Reality is more complex. Waves, space, and time are involved. And with two people speaking on stage (without an amplification system), different people will hear different things. Given two different places to emit the sounds, the mixing is not as simple as adding voltage (or adding power, for that matter). One must consider the situation, and deal with how the arithmetic applies. The situation is the two audio sources are not in the same place (no more so than two talkers in a conference room with one phone on the table). How to apply the arithmetic begs deciding where the listener or microphone is places (or even more complications if things are moving with respect to time).
Simply adding voltages makes an assumption about spatial placement. Adding them with no phase/time shift means accepting the assumption of what is heard at a point equal distant from both sound sources in space. They actually do combine to "appear" to be more power at that point. This is how waves achieve gain ... it's at a loss in other directions (where waves cancel out). Power (and energy) is still preserved (nothing gained ... nothing lost besides the usual physical loses like heat). The wave structure just moves it around so it appears to be gained in some places and lost in others.
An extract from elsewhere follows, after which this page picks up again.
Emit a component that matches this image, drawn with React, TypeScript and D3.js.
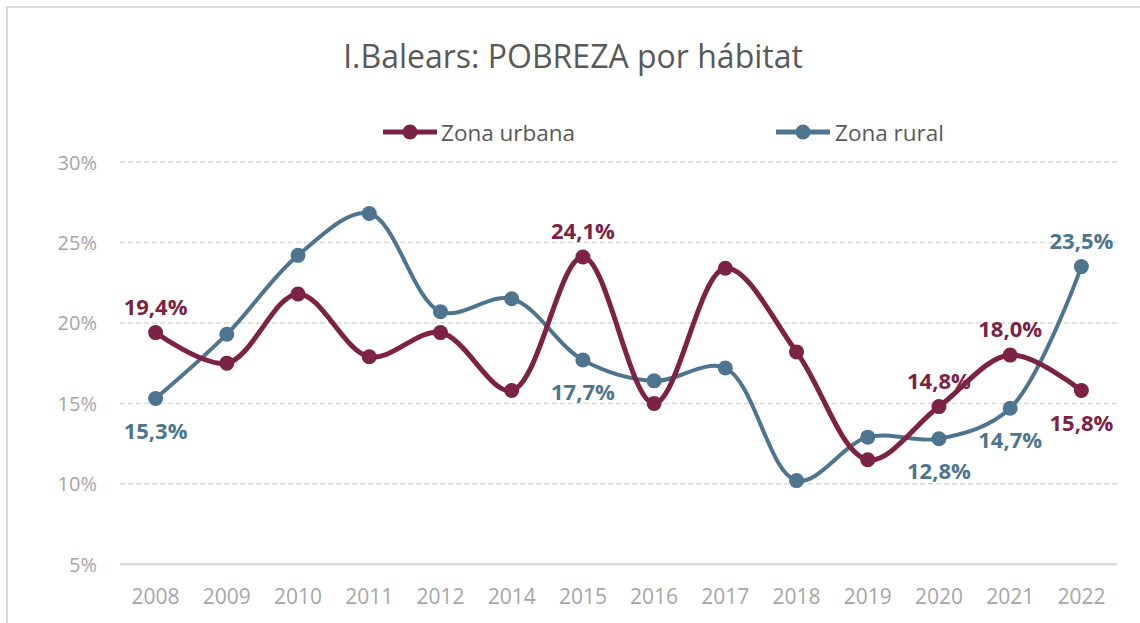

Radio waves do this, and antennas are designed to take advantage of it. Panelized speakers are the same thing, I presume (an antenna array equivalent).
This was not about me assuming the signal values were power or such. I always knew they were a measure of voltage. But I had not determined that the addition of voltage was the correct one, until getting through this thread. I looked at quite a number of websites about this, and not a single one ever even said in an unsupported way that addition of voltage is the way to go to effectively combine two power sources (much less a site saying so with an explanation of why it was correct). Hopefully, in the future, Google and the others find this thread.
Waves are funny things.